Il traghetto da Livorno si avvicinava al porto di Golfo Aranci, nel nord della Sardegna. Erano le sette di un mattino di dicembre, ancora scura la notte. Ma già da miglia lontano, nel mare agitato, le luci di Golfo Aranci erano un bagliore chiaro e certo. Fronte del porto: luci, ormeggi, uomini. La Capitaneria, i magazzini, e il faro con il suo raggio intermittente che sembra dire ai naviganti: siete arrivati, qui troverete approdo.
Mi commuovono, nella notte, le luci di un porto - oltre il mare immenso uomini, moli, boe cui assicurare le grosse cime delle navi. Terra, su cui sbarcare.

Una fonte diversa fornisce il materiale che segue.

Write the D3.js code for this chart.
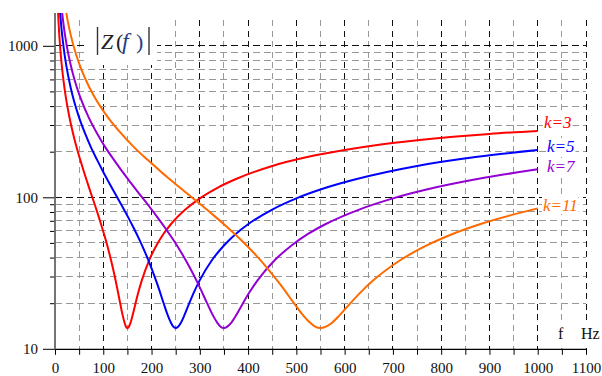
<!DOCTYPE html>
<html><head><meta charset="utf-8">
<script src="https://cdn.jsdelivr.net/npm/d3@7/dist/d3.min.js"></script>
<style>body{margin:0;background:#fff}svg{display:block}</style>
</head><body>
<svg id="c" width="602" height="376"></svg>
<script>
// ---- data ----
const fK3 = [6,7.5,9,12,15,19.5,24,30,37.5,45,52.5,60,67.5,75,82.5,90,97.5,105,112.5,120,127.5,135,139.5,144,147,150,153,156,160.5,165,172.5,180,195,210,225,240,270,300,337.5,375,450,525,600,675,750,825,900,1000];
const zK3 = [1747,1397,1163,869,693,529,426,336,263,212,176,147,124,105,89.3,75.4,63.2,52.4,42.7,34.0,26.4,20.0,17.0,14.9,14.0,13.7,14.0,14.7,16.5,18.9,23.5,28.4,38.4,48.1,57.5,66.4,83.0,98.4,116,132,161,185,205,223,238,251,262,274];
const fK5 = [10,12.5,15,20,25,32.5,40,50,62.5,75,87.5,100,112.5,125,137.5,150,162.5,175,187.5,200,212.5,225,232.5,240,245,250,255,260,267.5,275,287.5,300,325,350,375,400,450,500,562.5,625,750,875,1000];
const zK5 = [1747,1397,1163,869,693,529,426,336,263,212,176,147,124,105,89.3,75.4,63.2,52.4,42.7,34.0,26.4,20.0,17.0,14.9,14.0,13.7,14.0,14.7,16.5,18.9,23.5,28.4,38.4,48.1,57.5,66.4,83.0,98.4,116,132,161,185,205];
const fK7 = [14,17.5,21,28,35,45.5,56,70,87.5,105,122.5,140,157.5,175,192.5,210,227.5,245,262.5,280,297.5,315,325.5,336,343,350,357,364,374.5,385,402.5,420,455,490,525,560,630,700,787.5,875,1000];
const zK7 = [1747,1397,1163,869,693,529,426,336,263,212,176,147,124,105,89.3,75.4,63.2,52.4,42.7,34.0,26.4,20.0,17.0,14.9,14.0,13.7,14.0,14.7,16.5,18.9,23.5,28.4,38.4,48.1,57.5,66.4,83.0,98.4,116,132,153];
const fK11 = [22,27.5,33,44,55,71.5,88,110,137.5,165,192.5,220,247.5,275,302.5,330,357.5,385,412.5,440,467.5,495,511.5,528,539,550,561,572,588.5,605,632.5,660,715,770,825,880,1000];
const zK11 = [1747,1397,1163,869,693,529,426,336,263,212,176,147,124,105,89.3,75.4,63.2,52.4,42.7,34.0,26.4,20.0,17.0,14.9,14.0,13.7,14.0,14.7,16.5,18.9,23.5,28.4,38.4,48.1,57.5,66.4,84.5];
const seriesNames = ["k=3","k=5","k=7","k=11"];
const seriesColors = ["#ff0000","#0000ff","#9400d3","#ff6a00"];
const xMajorTicks = [0,100,200,300,400,500,600,700,800,900,1000,1100];
const xMinorTicks = [50,150,250,350,450,550,650,750,850,950,1050];
const yMajorTicks = [10,100,1000];
const yMinorTicks = [20,30,40,50,60,70,80,90,200,300,400,500,600,700,800,900];

// ---- scales ----
const svg = d3.select("#c");
const x = d3.scaleLinear().domain([0,1100]).range([55,586]);
const y = d3.scaleLog().domain([10,1000]).range([348.8,45.8]);
const yTop = 13, gridTop = 20, yBot = y(10);
const font = "Liberation Serif, DejaVu Serif, serif";

// ---- grid ----
const grid = svg.append("g");
xMinorTicks.concat(xMajorTicks.slice(1)).forEach(v=>{
  const major = v % 100 === 0;
  grid.append("line").attr("x1",x(v)).attr("x2",x(v)).attr("y1",gridTop).attr("y2",yBot)
    .attr("stroke", major?"#111":"#999").attr("stroke-width",1).attr("stroke-dasharray","6,4.5")
    .attr("shape-rendering","crispEdges");
});
yMinorTicks.concat(yMajorTicks.slice(1)).forEach(v=>{
  const major = yMajorTicks.includes(v);
  grid.append("line").attr("x1",x(0)).attr("x2",x(1100)).attr("y1",y(v)).attr("y2",y(v))
    .attr("stroke", major?"#111":"#999").attr("stroke-width",1).attr("stroke-dasharray","6.5,4.5")
    .attr("shape-rendering","crispEdges");
});

// white boxes behind labels
svg.append("rect").attr("x",85).attr("y",14).attr("width",72).attr("height",51).attr("fill","#fff");
svg.append("rect").attr("x",552).attr("y",321).attr("width",50).attr("height",27).attr("fill","#fff");

// ---- axes ----
const xAxis = d3.axisBottom(x).tickValues(xMajorTicks.concat(xMinorTicks))
  .tickFormat(d => d % 100 === 0 ? d : "").tickSize(6).tickSizeOuter(0);
const gx = svg.append("g").attr("transform",`translate(0,${yBot})`).call(xAxis);
gx.attr("font-family",font);
gx.select(".domain").attr("stroke","#000").attr("stroke-width",1.3);
gx.selectAll(".tick line").attr("stroke","#000");
gx.selectAll("text").attr("y",14).style("font-family",font).attr("font-size",15).attr("fill","#111");

const yAxis = d3.axisLeft(y).tickValues(yMajorTicks.concat(yMinorTicks))
  .tickFormat(d => yMajorTicks.includes(d) ? d : "").tickSize(5).tickSizeOuter(0);
const gy = svg.append("g").attr("transform",`translate(${x(0)},0)`).call(yAxis);
gy.attr("font-family",font);
gy.select(".domain").remove();
gy.selectAll(".tick line").attr("stroke","#000")
  .attr("x2", d => yMajorTicks.includes(d) ? -12 : -5);
gy.selectAll("text").attr("x",-17).style("font-family",font).attr("font-size",15).attr("fill","#111");
svg.append("line").attr("x1",x(0)).attr("x2",x(0)).attr("y1",yTop).attr("y2",yBot+0.5)
  .attr("stroke","#666").attr("stroke-width",1.8);

// ---- curves ----
svg.append("clipPath").attr("id","clip").append("rect")
  .attr("x",x(0)).attr("y",yTop).attr("width",560).attr("height",yBot-yTop);
const line = d3.line().x(d=>x(d[0])).y(d=>y(d[1])).curve(d3.curveMonotoneX);
const fs = [fK3,fK5,fK7,fK11], zs = [zK3,zK5,zK7,zK11];
const cg = svg.append("g").attr("clip-path","url(#clip)");
fs.forEach((f,i)=>{
  cg.append("path").datum(f.map((v,j)=>[v,zs[i][j]]))
    .attr("d",line).attr("fill","none").attr("stroke",seriesColors[i]).attr("stroke-width",2);
});

// ---- series labels ----
const labPos = [[544,128],[547,152],[547,172],[543,211]];
seriesNames.forEach((n,i)=>{
  const g = svg.append("g");
  const t = g.append("text").attr("x",labPos[i][0]).attr("y",labPos[i][1])
    .style("font-family",font).attr("font-style","italic").attr("font-size",17)
    .attr("fill",seriesColors[i]).text(n);
  const b = t.node().getBBox();
  g.insert("rect","text").attr("x",b.x-1).attr("y",b.y+1).attr("width",b.width+2).attr("height",b.height-2).attr("fill","#fff");
});

// ---- |Z(f)| title ----
svg.append("line").attr("x1",97.5).attr("x2",97.5).attr("y1",27).attr("y2",55).attr("stroke","#333").attr("stroke-width",1.4);
svg.append("line").attr("x1",149).attr("x2",149).attr("y1",27).attr("y2",55).attr("stroke","#333").attr("stroke-width",1.4);
const tAttrs = (sel)=>sel.style("font-family",font).attr("font-size",22).attr("y",48.5);
tAttrs(svg.append("text")).attr("x",101).attr("font-style","italic").attr("fill","#222").text("Z");
tAttrs(svg.append("text")).attr("x",116).attr("fill","#222").text("(");
tAttrs(svg.append("text")).attr("x",122).attr("font-style","italic").attr("font-size",24).attr("fill","#1f3f7f").text("f");
tAttrs(svg.append("text")).attr("x",136).attr("fill","#1f3f7f").text(")");

// ---- axis unit ----
svg.append("text").attr("x",558).attr("y",339).style("font-family",font).attr("font-size",16).attr("fill","#111").text("f");
svg.append("text").attr("x",581).attr("y",339).style("font-family",font).attr("font-size",16).attr("fill","#111").text("Hz");
</script>
</body></html>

Quel mattino di dicembre, dalla prua osservavo il cielo. Assolutamente nero ancora, mentre il traghetto lentamente faceva manovra. Ma, all'ultimo, erano ormai le sette e un quarto, dietro a una collina a est ho colto un primo istante: non di luce, ma di un buio appena più chiaro. Non era ancora l'aurora, era il suo messaggero, in una grigia alba d'inverno. Una sfumatura di buio appena più chiara.
Bisognerebbe esercitarsi a riconoscerlo nelle giornate, nella fatica quotidiana, questo impercettibile istante di inizio: dà più speranza, a chi è in cammino, quel primo evanescente chiarore che il sole più alto dell'estate.